History
In 1912, Chinese businesses began relocating from the Loop to Chicago's South Side. Starting this trend, the On Leong Chinese Merchants Association appealed to deed-holder and former Illinois State's Attorney Jacob J. Kern to hire architect H. J. Swanson to design a building large enough to house 15 stores, 30 apartments and office space on the 200 block of West 22nd Street (now Cermak Road). Built in 1912 for $200,000, the building's design was typical of the period; however, it featured white tile trim adorned with Chinese dragons and a third floor balcony. The Association relocated to the building's third floor by 1914.
In the 1920s, Chinese community leaders secured approximately 50 ten-year leases on properties in the newly developing Chinatown. Jim Moy, director of the Association, then decided that a Chinese-style building should be constructed as a strong visual announcement of the Chinese community's new presence in the area. With no Chinese-born architects in Chicago at the time, Chicago-born Norse architects Christian S. Michaelsen and Sigurd A. Rognstad were asked to design the On Leong Merchants Association Building in the spring of 1926. Moy decided to employ the pair again after Michaelsen and Rognstad's firm built Moy's Peacock Inn in Uptown in 1920.
After studying texts on Chinese architecture, Michaelsen and Rognstad's final design was an example of Orientalism, a Western architect's interpretation of Chinese architectural forms. A good substitute for the liu li glazed ceramic found in traditional Chinese architecture, Rognstad designed exterior Teco sculptural accents, a type of terra cotta produced by Crystal Lake, Illinois's American Terra Cotta Company. When the building plans were announced in the Chicago Tribune on July 4, 1926, the building was called, "One of the most expensive and elaborate buildings ever erected in America by the Chinese". Construction began in 1926 and was completed a year later for the cost of $1 millon.

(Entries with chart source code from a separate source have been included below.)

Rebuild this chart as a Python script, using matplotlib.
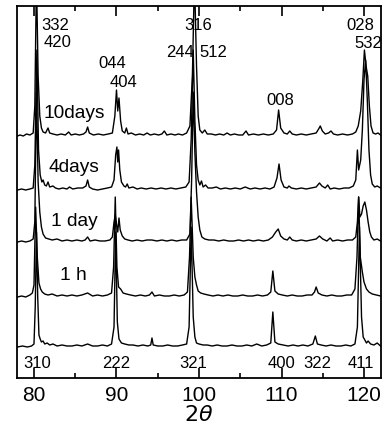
import matplotlib
matplotlib.use("Agg")
import matplotlib.pyplot as plt
from matplotlib.ticker import MultipleLocator

plt.rcParams['font.family'] = ['Liberation Sans', 'DejaVu Sans']

# XRD traces, intensity (pixels above each baseline)
ref_pts = [(78.0, 0), (78.6, 1), (79.2, 0), (79.7, 1), (80.0, 3), (80.15, 40), (80.3, 115), (80.45, 50),
           (80.6, 12), (80.75, 8), (80.9, 5), (81.1, 6), (81.3, 3), (81.6, 4), (81.9, 2), (82.3, 3),
           (82.8, 1), (83.4, 2), (84.0, 1), (84.6, 1), (85.2, 2), (85.8, 1), (86.5, 3), (87.1, 1),
           (87.7, 1), (88.3, 2), (88.9, 1), (89.4, 3), (89.7, 20), (89.9, 115), (90.1, 25), (90.3, 8),
           (90.6, 4), (91.0, 3), (91.5, 2), (92.0, 2), (92.6, 1), (93.2, 2), (93.8, 1), (94.15, 2),
           (94.3, 9), (94.45, 2), (95.0, 1), (95.6, 1), (96.2, 2), (96.8, 1), (97.4, 1), (98.0, 2),
           (98.5, 3), (98.8, 20), (99.05, 120), (99.3, 30), (99.5, 10), (99.7, 4), (100.0, 3), (100.5, 2),
           (101.0, 2), (101.6, 1), (102.2, 2), (102.8, 1), (103.4, 1), (104.0, 2), (104.6, 1), (105.2, 1),
           (105.8, 2), (106.4, 1), (107.0, 3), (107.6, 1), (108.2, 2), (108.7, 4), (108.95, 35), (109.2, 5),
           (109.6, 3), (110.2, 2), (110.8, 1), (111.4, 2), (112.0, 1), (112.6, 2), (113.2, 1), (113.8, 3),
           (114.1, 11), (114.35, 3), (114.8, 2), (115.4, 1), (116.0, 2), (116.6, 1), (117.2, 1), (117.8, 2),
           (118.4, 1), (118.9, 3), (119.2, 20), (119.45, 120), (119.7, 30), (119.9, 10), (120.1, 7),
           (120.3, 4), (120.5, 6), (120.8, 3), (121.2, 2), (121.6, 4), (122.0, 1)]

h1_pts = [(78.0, 0), (78.5, 1), (79.0, 0), (79.5, 2), (79.8, 4), (80.0, 12), (80.2, 90), (80.4, 40),
          (80.6, 14), (80.8, 8), (81.0, 5), (81.3, 3), (81.7, 2), (82.2, 3), (82.8, 1), (83.4, 2),
          (84.0, 1), (84.6, 2), (85.2, 1), (85.8, 2), (86.5, 4), (87.1, 1), (87.7, 2), (88.3, 1),
          (88.9, 2), (89.4, 4), (89.65, 30), (89.85, 100), (90.05, 30), (90.25, 10), (90.5, 8), (90.8, 4),
          (91.2, 3), (91.7, 2), (92.3, 1), (92.9, 2), (93.5, 1), (94.0, 2), (94.3, 5), (94.6, 1),
          (95.2, 2), (95.8, 1), (96.4, 1), (97.0, 2), (97.6, 1), (98.2, 2), (98.6, 5), (98.85, 40),
          (99.05, 100), (99.3, 40), (99.5, 20), (99.7, 12), (99.9, 6), (100.2, 4), (100.6, 3), (101.1, 2),
          (101.7, 1), (102.3, 2), (102.9, 1), (103.5, 2), (104.1, 1), (104.7, 1), (105.3, 2), (105.9, 1),
          (106.5, 1), (107.1, 2), (107.7, 1), (108.3, 2), (108.7, 5), (108.95, 26), (109.2, 6), (109.6, 3),
          (110.1, 2), (110.7, 1), (111.3, 2), (111.9, 1), (112.5, 1), (113.1, 2), (113.7, 2), (114.0, 5),
          (114.2, 10), (114.45, 4), (114.9, 2), (115.5, 1), (116.1, 2), (116.7, 1), (117.3, 1), (117.9, 2),
          (118.5, 2), (118.9, 8), (119.15, 40), (119.35, 100), (119.55, 40), (119.8, 25), (120.0, 15),
          (120.3, 8), (120.6, 5), (121.0, 3), (121.5, 2), (122.0, 1)]

day1_pts = [(78.0, 0), (78.5, 1), (79.0, 0), (79.5, 1), (79.9, 3), (80.1, 20), (80.3, 150), (80.5, 60),
            (80.7, 30), (80.9, 15), (81.1, 8), (81.4, 4), (81.8, 3), (82.2, 2), (82.8, 3), (83.4, 1),
            (84.0, 2), (84.6, 1), (85.2, 2), (85.8, 1), (86.2, 2), (86.5, 5), (86.8, 1), (87.4, 2),
            (88.0, 1), (88.6, 1), (89.2, 2), (89.5, 5), (89.7, 20), (89.85, 27), (90.0, 18), (90.15, 10),
            (90.3, 24), (90.45, 12), (90.7, 6), (91.0, 3), (91.4, 2), (91.9, 1), (92.5, 2), (93.1, 1),
            (93.7, 2), (94.3, 2), (94.9, 1), (95.5, 2), (96.1, 1), (96.7, 2), (97.3, 1), (97.9, 2),
            (98.5, 2), (98.9, 8), (99.1, 60), (99.3, 150), (99.5, 90), (99.7, 50), (99.9, 25), (100.1, 12),
            (100.35, 5), (100.7, 3), (101.2, 2), (101.8, 2), (102.4, 1), (103.0, 2), (103.6, 1), (104.2, 1),
            (104.8, 2), (105.4, 1), (106.0, 2), (106.6, 1), (107.2, 2), (107.8, 1), (108.4, 2), (108.9, 5),
            (109.3, 10), (109.6, 13), (109.9, 6), (110.3, 3), (110.7, 2), (111.0, 5), (111.3, 2), (111.8, 1),
            (112.4, 2), (113.0, 1), (113.6, 2), (114.2, 3), (114.6, 6), (115.0, 3), (115.5, 1), (115.9, 4),
            (116.2, 1), (116.8, 2), (117.4, 1), (118.0, 2), (118.6, 2), (119.0, 5), (119.2, 20), (119.35, 45),
            (119.5, 25), (119.7, 28), (119.9, 36), (120.1, 40), (120.3, 32), (120.5, 20), (120.7, 10),
            (120.9, 5), (121.2, 2), (121.6, 3), (122.0, 1)]

day4_pts = [(78.0, 0), (78.5, 1), (79.0, 0), (79.5, 1), (79.9, 2), (80.1, 25), (80.35, 140), (80.55, 40),
            (80.75, 15), (80.95, 8), (81.1, 10), (81.3, 5), (81.5, 4), (81.7, 8), (81.9, 3), (82.3, 4),
            (82.6, 2), (83.0, 1), (83.5, 2), (84.0, 1), (84.3, 3), (84.7, 1), (85.3, 2), (85.9, 2),
            (86.3, 4), (86.5, 10), (86.7, 3), (87.1, 1), (87.7, 0), (88.3, 1), (88.9, 2), (89.4, 3),
            (89.7, 10), (89.9, 35), (90.05, 43), (90.15, 28), (90.25, 40), (90.4, 20), (90.6, 8), (90.9, 4),
            (91.1, 3), (91.3, 6), (91.5, 2), (92.0, 3), (92.5, 1), (93.0, 2), (93.6, 1), (94.2, 2),
            (94.8, 1), (95.4, 2), (96.0, 1), (96.6, 2), (97.2, 1), (97.8, 2), (98.4, 3), (98.8, 8),
            (99.05, 50), (99.3, 140), (99.5, 70), (99.7, 25), (99.9, 10), (100.1, 5), (100.3, 9), (100.5, 3),
            (100.8, 5), (101.1, 2), (101.6, 2), (102.1, 3), (102.6, 1), (103.2, 2), (103.8, 1), (104.4, 2),
            (105.0, 1), (105.6, 3), (106.2, 1), (106.8, 2), (107.4, 1), (108.0, 2), (108.6, 1), (109.1, 3),
            (109.45, 12), (109.7, 26), (109.95, 10), (110.3, 3), (110.7, 2), (110.9, 4), (111.2, 2), (111.8, 1),
            (112.4, 2), (113.0, 1), (113.6, 2), (114.2, 3), (114.6, 7), (114.9, 4), (115.3, 2), (115.6, 5),
            (115.9, 1), (116.4, 2), (117.0, 1), (117.6, 2), (118.2, 2), (118.7, 4), (119.0, 10), (119.2, 40),
            (119.35, 20), (119.6, 30), (119.8, 60), (120.0, 110), (120.2, 130), (120.4, 90), (120.6, 40),
            (120.8, 15), (121.0, 6), (121.3, 3), (121.6, 4), (122.0, 2)]

day10_pts = [(78.0, 0), (78.3, 1), (78.7, 0), (79.1, 2), (79.5, 1), (79.9, 3), (80.1, 30), (80.3, 160),
             (80.5, 60), (80.7, 20), (80.9, 8), (81.1, 4), (81.4, 3), (81.7, 8), (81.9, 3), (82.3, 2),
             (82.8, 1), (83.3, 2), (83.8, 1), (84.2, 4), (84.5, 1), (85.0, 2), (85.5, 1), (86.0, 2),
             (86.3, 4), (86.5, 9), (86.7, 3), (87.2, 1), (87.8, 2), (88.4, 1), (89.0, 2), (89.5, 3),
             (89.8, 20), (90.0, 46), (90.15, 25), (90.3, 38), (90.5, 15), (90.7, 5), (91.0, 3), (91.2, 8),
             (91.4, 2), (91.8, 3), (92.3, 1), (92.8, 2), (93.3, 1), (93.7, 3), (94.1, 1), (94.6, 2),
             (95.1, 1), (95.5, 2), (95.8, 5), (96.1, 1), (96.6, 2), (97.1, 1), (97.5, 2), (98.0, 1),
             (98.5, 3), (98.9, 10), (99.2, 60), (99.45, 160), (99.7, 70), (99.9, 20), (100.1, 6), (100.4, 3),
             (100.7, 6), (101.0, 2), (101.5, 2), (102.0, 1), (102.5, 2), (103.0, 1), (103.4, 3), (103.8, 1),
             (104.3, 2), (104.8, 1), (105.3, 1), (105.7, 5), (106.0, 1), (106.6, 2), (107.2, 1), (107.8, 2),
             (108.4, 1), (109.0, 2), (109.4, 6), (109.65, 26), (109.9, 8), (110.3, 3), (110.7, 2), (111.0, 5),
             (111.3, 2), (111.8, 1), (112.4, 2), (113.0, 1), (113.6, 2), (114.2, 3), (114.5, 7), (114.7, 10),
             (114.95, 5), (115.3, 2), (115.7, 3), (116.0, 5), (116.3, 2), (116.8, 1), (117.4, 2), (118.0, 1),
             (118.6, 2), (119.0, 4), (119.3, 10), (119.6, 25), (119.85, 55), (120.05, 86), (120.25, 70),
             (120.45, 60), (120.65, 30), (120.85, 10), (121.1, 3), (121.4, 2), (121.7, 3), (122.0, 1)]

traces = [ref_pts, h1_pts, day1_pts, day4_pts, day10_pts]
offsets = [31, 81, 136, 188, 242]

sample_labels = ['10days', '4days', '1 day', '1 h']
sample_x = [81.2, 81.8, 82.06, 83.15]
sample_y = [265, 211, 157, 102]

top_hkl = ['332', '420', '044', '404', '316', '244', '512', '008', '028', '532']
top_hkl_x = [82.55, 82.8, 89.45, 90.8, 99.9, 97.7, 101.7, 109.8, 119.6, 120.5]
top_hkl_y = [353, 336, 315, 296, 353, 326, 326, 278, 353, 335]

bottom_hkl = ['310', '222', '321', '400', '322', '411']
bottom_hkl_x = [80.36, 89.94, 99.27, 109.94, 114.4, 119.6]

fig = plt.figure(figsize=(3.85, 4.29), dpi=100)
ax = fig.add_axes([17 / 385, 51 / 429, 364 / 385, 372 / 429])

for pts, off in zip(traces, offsets):
    xs = [p[0] for p in pts]
    ys = [p[1] + off for p in pts]
    ax.plot(xs, ys, color='black', lw=1.0)

for lab, x, y in zip(sample_labels, sample_x, sample_y):
    ax.text(x, y, lab, ha='left', va='center', fontsize=13.8)
for lab, x, y in zip(top_hkl, top_hkl_x, top_hkl_y):
    ax.text(x, y, lab, ha='center', va='center', fontsize=12)
for lab, x in zip(bottom_hkl, bottom_hkl_x):
    ax.text(x, 15, lab, ha='center', va='center', fontsize=12)

ax.set_xlim(77.94, 122.06)
ax.set_ylim(0, 372)
ax.set_yticks([])
ax.xaxis.set_major_locator(MultipleLocator(10))
ax.xaxis.set_minor_locator(MultipleLocator(5))
ax.tick_params(axis='x', which='both', direction='in', top=True, labelsize=15, width=1.2)
ax.tick_params(axis='x', which='major', length=7, pad=6)
ax.tick_params(axis='x', which='minor', length=3.5)
for s in ax.spines.values():
    s.set_linewidth(1.3)

ax.set_xlabel(r'$2\theta$', fontsize=16, labelpad=0)

fig.savefig('out.png', dpi=100)
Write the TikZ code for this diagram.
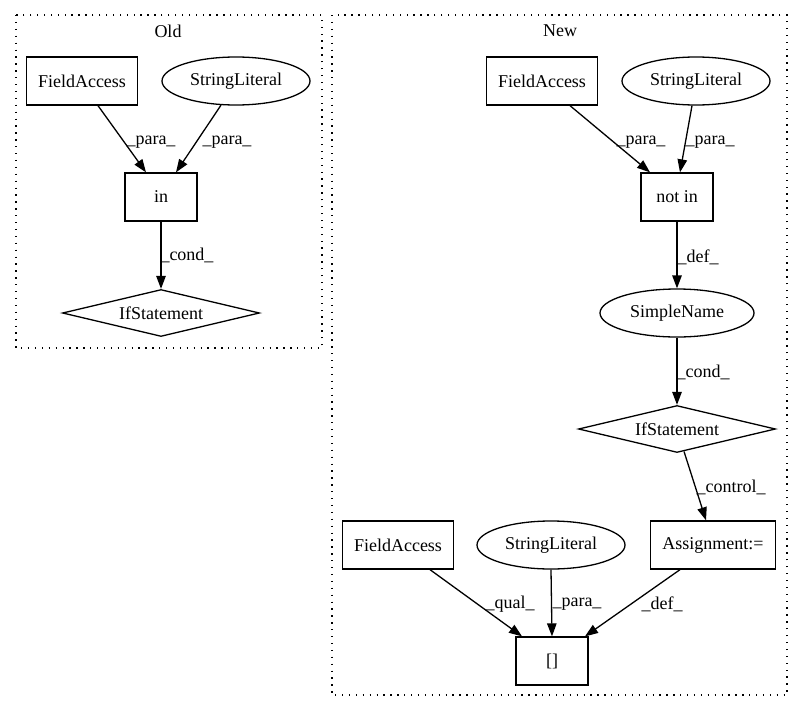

When the building opened in 1928, the On Leong Merchants Association used it as an immigrant assistance center that housed various meeting halls, a school, a shrine, and the Association's offices. It was often informally referred to as Chinatown's "city hall". In 1941, the On Leong Association offered Reverend John T.S. Mao space in the building to open St. Therese Chinese Catholic School, a Catholic grade school. By the 1950s, the school had become overcrowded, but it remained in the building until construction of a new, devoted school building was completed in 1961.